**Given instruction**.
Retype the lines beneath this one, from the first through the line containing "plt.rcParams['font.family'] = ['Liberation". Pictures are left out.

Items listed in a dataset
++++++++

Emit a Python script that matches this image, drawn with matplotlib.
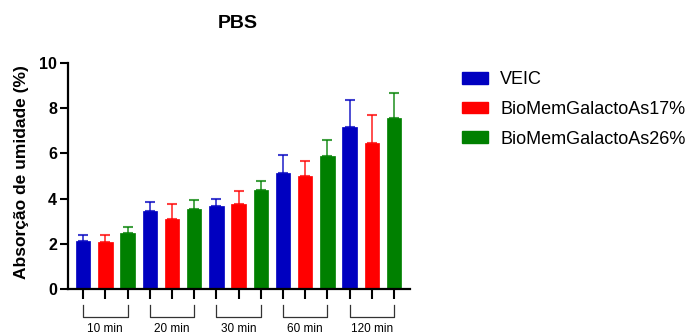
import matplotlib
matplotlib.use("Agg")
import matplotlib.pyplot as plt
import matplotlib.transforms as mtransforms
from matplotlib.patches import Patch
import numpy as np

plt.rcParams['font.family'] = ['Liberation Sans', 'DejaVu Sans']

# data
groups = ["10 min", "20 min", "30 min", "60 min", "120 min"]
series = ["VEIC", "BioMemGalactoAs17%", "BioMemGalactoAs26%"]
veic_mean = [2.12, 3.44, 3.68, 5.15, 7.15]
veic_sd = [0.25, 0.40, 0.31, 0.79, 1.20]
bio17_mean = [2.07, 3.09, 3.76, 4.99, 6.47]
bio17_sd = [0.33, 0.65, 0.59, 0.67, 1.24]
bio26_mean = [2.47, 3.53, 4.38, 5.90, 7.57]
bio26_sd = [0.29, 0.40, 0.38, 0.69, 1.11]

colors = ["#0000C0", "#FF0000", "#008000"]
means = [veic_mean, bio17_mean, bio26_mean]
sds = [veic_sd, bio17_sd, bio26_sd]

fig = plt.figure(figsize=(6.92, 3.34), dpi=100)
ax = fig.add_axes([68 / 692, 1 - 289 / 334, (410 - 68) / 692, (289 - 63) / 334])

n_series = len(series)
for i, (m, s, c) in enumerate(zip(means, sds, colors)):
    x = np.arange(len(groups)) * n_series + i
    ax.bar(x, m, width=0.65, color=c, edgecolor=c, linewidth=0.5, zorder=2)
    ax.errorbar(x, m, yerr=[np.zeros(len(s)), s], fmt='none', ecolor=c,
                alpha=0.75, elinewidth=1.3, capsize=3.5, capthick=1.5, zorder=1)

ax.set_ylim(0, 10)
ax.set_xlim(-0.68, 14.72)
ax.set_yticks([0, 2, 4, 6, 8, 10])
for lab in ax.get_yticklabels():
    lab.set_fontweight('bold')
ax.tick_params(axis='y', labelsize=11.5, length=6, width=1.5, pad=2)
ax.set_xticks(np.arange(len(groups) * n_series))
ax.set_xticklabels([])
ax.tick_params(axis='x', length=7, width=1.5)
for side in ['top', 'right']:
    ax.spines[side].set_visible(False)
for side in ['left', 'bottom']:
    ax.spines[side].set_linewidth(1.6)

# group brackets and labels under the axis
trans = mtransforms.blended_transform_factory(ax.transData, ax.transAxes)
for g, name in enumerate(groups):
    x0 = g * n_series
    x1 = x0 + n_series - 1
    ax.plot([x0, x0, x1, x1], [-0.071, -0.124, -0.124, -0.071], color='#333333',
            linewidth=0.9, transform=trans, clip_on=False)
    ax.text((x0 + x1) / 2, -0.175, name, transform=trans, ha='center', va='center',
            fontsize=8.5)

fig.text(238 / 692, 1 - 24 / 334, "PBS", ha='center', va='center',
         fontsize=14, fontweight='bold')
fig.text(22 / 692, 1 - 172 / 334, "Absorção de umidade (%)", rotation=90,
         ha='center', va='center', fontsize=12.5, fontweight='bold')

handles = [Patch(facecolor=c, edgecolor=c) for c in colors]
fig.legend(handles, series, loc='upper left', bbox_to_anchor=(455 / 692, 1 - 64 / 334),
           frameon=False, fontsize=13, handlelength=1.4, handleheight=0.6,
           handletextpad=0.7, labelspacing=0.7, borderaxespad=0)

fig.savefig("out.png", dpi=100)
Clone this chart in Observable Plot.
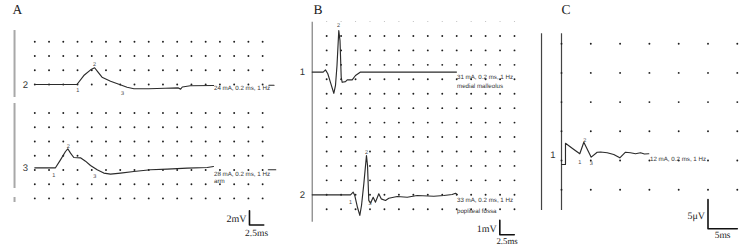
<!DOCTYPE html>
<html><head><meta charset="utf-8">
<script src="https://cdn.jsdelivr.net/npm/d3@7"></script>
<script src="https://cdn.jsdelivr.net/npm/@observablehq/plot@0.6"></script>
<style>
body{margin:0;background:#fff;}
#fig{position:relative;width:750px;height:247px;overflow:hidden;background:#fff;}
.panel{position:absolute;top:0;}
svg text{text-rendering:geometricPrecision;}
</style></head><body><div id="fig"></div>
<script>
// ================= DATA =================
// ---- Panel A (x: ms, y: mV)
const aGridMs = [0,2.5,5,7.5,10,12.5,15,17.5,20,22.5,25,27.5,30,32.5,35,37.5,40];
const aGridMV = [6,4,2,0,-4,-6,-8,-10,-12,-14,-16];
const aChannels = ["2","3"];
const aOffsetsMV = [0,-11.7];
const aTrace2Ms = [0,7.4,8.6,9.8,10.5,11.1,11.8,13.3,15.0,16.2,17.4,20.0,22.9,25.2,25.6,25.9,27.3,31.4];
const aTrace2MV = [0,0,1.26,2.06,2.35,1.73,1.03,0.46,-0.04,-0.38,-0.6,-0.6,-0.53,-0.48,-0.65,-0.35,-0.17,-0.14];
const aTrace3Ms = [0,3.63,4.51,5.39,5.79,6.27,6.85,8.02,8.90,9.78,10.95,12.11,13.29,15.05,17.38,20.31,23.24,26.76,30.27,31.37];
const aTrace3MV = [0,0,1.12,2.29,2.67,2.06,1.45,1.40,0.93,0.32,-0.28,-0.74,-0.88,-0.74,-0.52,-0.28,-0.18,-0.04,0.04,0.18];
const aTail2Ms = [41.1,42.0], aTail2MV = [-0.1,-0.1];
const aTail3Ms = [41.0,42.3], aTail3MV = [-0.28,-0.28];
const aPeak2Labels = ["1","2","3"], aPeak2Ms = [7.55,10.48,15.4], aPeak2MV = [-0.84,2.81,-1.17];
const aPeak3Labels = ["1","2","3"], aPeak3Ms = [3.34,5.86,10.53], aPeak3MV = [-0.98,3.09,-1.22];
const aNotes2 = ["24 mA, 0.2 ms, 1 Hz"], aNotes2MV = [-0.56];
const aNotes3 = ["28 mA, 0.2 ms, 1 Hz","arm"], aNotes3MV = [-0.84,-1.83];
const aNoteMs = 31.45;
const aBarMs = -3.56;
const aBarFromMV = [7.58,-2.67,-15.87], aBarToMV = [-1.83,-14.61,-16.57];
const aScale = {ms:37.69, mV:-19.73, lenMs:2.5, lenMV:2, labelX:"2.5ms", labelY:"2mV"};

// ---- Panel B (x: ms, y: mV)
const bGridMs = [2.5,5,7.5,10,12.5,15,17.5,20,22.5,25,27.5,30,32.5,35];
const bGridMV = [11,10,9,8,7,6,5,4,3,2,1,0,-1];
const bFaintRowMV = [12];
const bChannels = ["1","2"];
const bOffsetsMV = [8.5,0];
const bTrace1Ms = [0,1.90,2.30,2.70,3.17,3.74,4.03,4.29,4.60,4.81,5.02,5.19,5.76,6.06,6.92,7.49,8.36,24.96];
const bTrace1MV = [0,0,0.15,-0.12,-0.73,-1.47,-0.93,0.45,2.87,2.18,-0.36,-0.71,-0.66,-0.54,-0.54,-0.24,0,0];
const bTrace2Ms = [0,6.63,7.09,7.37,7.84,8.24,8.53,8.93,9.39,9.57,9.79,10.09,10.55,10.95,11.52,11.94,12.68,13.25,14.71,16.44,18.17,21.04,22.77,24.22,24.79,25.09];
const bTrace2MV = [0,0,0.18,-0.05,-0.88,-1.43,-0.74,0.76,2.72,2.03,-0.39,-0.58,-0.17,-0.51,0.07,-0.28,-0.39,-0.24,-0.12,-0.17,-0.05,-0.10,-0.05,0.02,0.11,0.02];
const bPeak1Labels = ["2"], bPeak1Ms = [4.55], bPeak1MV = [3.25];
const bPeak2Labels = ["1","2","3"], bPeak2Ms = [6.63,9.39,10.0], bPeak2MV = [-0.51,2.95,-0.55];
const bNotes1 = ["31 mA, 0.2 ms, 1 Hz","medial malleolus"], bNotes1MV = [-0.36,-1.0];
const bNotes2 = ["33 mA, 0.2 ms, 1 Hz","popliteal fossa"], bNotes2MV = [-0.39,-1.12];
const bNoteMs = 25.05;
const bAxisFromMV = 11.95, bAxisToMV = -1.9;
const bScale = {ms:32.46, mV:-2.77, lenMs:2.5, lenMV:1, labelX:"2.5ms", labelY:"1mV"};

// ---- Panel C (x: ms, y: µV)
const cGridMs = [0,5,10,15,20,25,30];
const cGridUV = [20,15,10,5,0,-5];
const cChannels = ["1"];
const cTraceMs = [0,0.68,0.68,1.88,3.12,3.81,5.07,6.09,6.66,7.80,8.92,9.95,10.92,11.77,12.63,13.48,14.16,14.90];
const cTraceUV = [-0.68,-0.68,2.96,2.05,1.15,3.13,0.57,1.42,1.46,1.32,1.03,0.46,1.42,1.32,1.15,1.32,1.11,1.15];
const cPeakLabels = ["1","2","3"], cPeakMs = [3.12,3.98,5.07], cPeakUV = [-0.29,3.51,-0.51];
const cNotes = ["12 mA, 0.2 ms, 1 Hz"], cNotesUV = [0.26];
const cNoteMs = 15.1;
const cLineMs = [-3.41,0];
const cLineFromUV = 21.7, cLineToUV = -8.56;
const cScale = {ms:25, mV:-11.69, lenMs:5, lenMV:5, labelX:"5ms", labelY:"5μV"};

// ================= HELPERS =================
const H = 247;
const INK = "#2b2b2b";
const NOTE_FONT = "'Liberation Sans Narrow','Liberation Sans',Arial,sans-serif";
const SANS = "'Liberation Sans',Arial,sans-serif";
const SERIF = "'Liberation Serif','Times New Roman',serif";

const pts = (xs, ys, off = 0) => xs.map((x, i) => ({x, y: ys[i] + off}));
const labelled = (labels, xs, ys, off = 0) => labels.map((t, i) => ({t, x: xs[i], y: ys[i] + off}));

function gridDots(xs, ys, opts = {}) {
  return Plot.dot(d3.cross(xs, ys), {x: d => d[0], y: d => d[1], r: opts.r ?? 0.95, fill: opts.fill ?? "#1e1e1e", stroke: null});
}
function traceLine(data) {
  return Plot.line(data, {x: "x", y: "y", stroke: INK, strokeWidth: 1.15, strokeLinejoin: "round", strokeLinecap: "round"});
}
function smallLabels(data, size = 5.5) {
  return Plot.text(data, {x: "x", y: "y", text: "t", fontSize: size, fontFamily: SANS, fill: "#444"});
}
function notes(texts, x, ys, off) {
  return Plot.text(texts.map((t, i) => ({t, x, y: ys[i] + off})),
    {x: "x", y: "y", text: "t", textAnchor: "start", fontSize: 6.2, fontFamily: NOTE_FONT, fill: "#333"});
}
function channelLabels(names, x, offs) {
  return Plot.text(names.map((t, i) => ({t, x, y: offs[i]})),
    {x: "x", y: "y", text: "t", fontSize: 9.5, fontFamily: SANS, fill: "#333"});
}
function scaleBar(s, labelGap, labelSize = 9.5) {
  const bar = [{x: s.ms, y: s.mV + s.lenMV}, {x: s.ms, y: s.mV}, {x: s.ms + s.lenMs, y: s.mV}];
  return [
    Plot.line(bar, {x: "x", y: "y", stroke: "#111", strokeWidth: 1.6}),
    Plot.text([{t: s.labelY, x: s.ms, y: s.mV + s.lenMV * 0.45}],
      {x: "x", y: "y", text: "t", textAnchor: "end", dx: -3, fontSize: 10, fontFamily: SERIF, fill: "#222"}),
    Plot.text([{t: s.labelX, x: s.ms + s.lenMs / 2, y: s.mV}],
      {x: "x", y: "y", text: "t", dy: labelGap, fontSize: labelSize, fontFamily: SERIF, fill: "#222"})
  ];
}
function panelLetter(letter, dx) {
  return Plot.text([letter], {frameAnchor: "top-left", text: d => d, textAnchor: "start", lineAnchor: "top",
    dx, dy: 4, fontSize: 13.5, fontFamily: SERIF, fill: "#222"});
}
function makePanel(left, width, x0px, pxPerX, y0px, pxPerY, marks) {
  const plot = Plot.plot({
    width, height: H, margin: 0,
    x: {domain: [-x0px / pxPerX, (width - x0px) / pxPerX], axis: null},
    y: {domain: [-(H - y0px) / pxPerY, y0px / pxPerY], axis: null},
    style: {background: "transparent", overflow: "visible"},
    marks
  });
  const div = document.createElement("div");
  div.className = "panel";
  div.style.left = left + "px";
  div.appendChild(plot);
  document.getElementById("fig").appendChild(div);
}

// ================= PANEL A =================
makePanel(0, 295, 34.3, 5.696, 84, 7.12, [
  Plot.ruleX(aBarFromMV.map((f, i) => ({x: aBarMs, y1: f, y2: aBarToMV[i]})), {x: "x", y1: "y1", y2: "y2", stroke: "#a8a8a8", strokeWidth: 2}),
  gridDots(aGridMs, aGridMV),
  traceLine(pts(aTrace2Ms, aTrace2MV, aOffsetsMV[0])),
  traceLine(pts(aTrace3Ms, aTrace3MV, aOffsetsMV[1])),
  traceLine(pts(aTail2Ms, aTail2MV, aOffsetsMV[0])),
  traceLine(pts(aTail3Ms, aTail3MV, aOffsetsMV[1])),
  smallLabels(labelled(aPeak2Labels, aPeak2Ms, aPeak2MV, aOffsetsMV[0])),
  smallLabels(labelled(aPeak3Labels, aPeak3Ms, aPeak3MV, aOffsetsMV[1])),
  notes(aNotes2, aNoteMs, aNotes2MV, aOffsetsMV[0]),
  notes(aNotes3, aNoteMs, aNotes3MV, aOffsetsMV[1]),
  channelLabels(aChannels, -1.63, aOffsetsMV),
  ...scaleBar(aScale, 8),
  panelLetter("A", 12)
]);

// ================= PANEL B =================
makePanel(295, 235, 16.7, 5.78, 194.3, 14.44, [
  Plot.ruleX([{x: 0, y1: bAxisFromMV, y2: bAxisToMV}], {x: "x", y1: "y1", y2: "y2", stroke: "#666", strokeWidth: 1}),
  gridDots(bGridMs, bFaintRowMV, {r: 0.6, fill: "#bbb"}),
  gridDots(bGridMs, bGridMV),
  traceLine(pts(bTrace1Ms, bTrace1MV, bOffsetsMV[0])),
  traceLine(pts(bTrace2Ms, bTrace2MV, bOffsetsMV[1])),
  smallLabels(labelled(bPeak1Labels, bPeak1Ms, bPeak1MV, bOffsetsMV[0])),
  smallLabels(labelled(bPeak2Labels, bPeak2Ms, bPeak2MV, bOffsetsMV[1])),
  notes(bNotes1, bNoteMs, bNotes1MV, bOffsetsMV[0]),
  notes(bNotes2, bNoteMs, bNotes2MV, bOffsetsMV[1]),
  channelLabels(bChannels, -1.68, bOffsetsMV),
  ...scaleBar(bScale, 6.5, 8.8),
  panelLetter("B", 18)
]);

// ================= PANEL C =================
makePanel(530, 220, 31, 5.86, 160, 5.84, [
  Plot.ruleX(cLineMs.map(x => ({x, y1: cLineFromUV, y2: cLineToUV})), {x: "x", y1: "y1", y2: "y2", stroke: "#444", strokeWidth: 1.2}),
  gridDots(cGridMs, cGridUV),
  traceLine(pts(cTraceMs, cTraceUV)),
  smallLabels(labelled(cPeakLabels, cPeakMs, cPeakUV)),
  notes(cNotes, cNoteMs, cNotesUV, 0),
  channelLabels(cChannels, -1.48, [1.03]),
  ...scaleBar(cScale, 6),
  panelLetter("C", 31)
]);
</script></body></html>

++++++++

**Result of the task**.
Emit a Python script that matches this image, drawn with matplotlib.
import matplotlib
matplotlib.use("Agg")
import matplotlib.pyplot as plt
import matplotlib.transforms as mtransforms
from matplotlib.patches import Patch
import numpy as np

plt.rcParams['font.family'] = ['Liberation Sans', 'DejaVu Sans']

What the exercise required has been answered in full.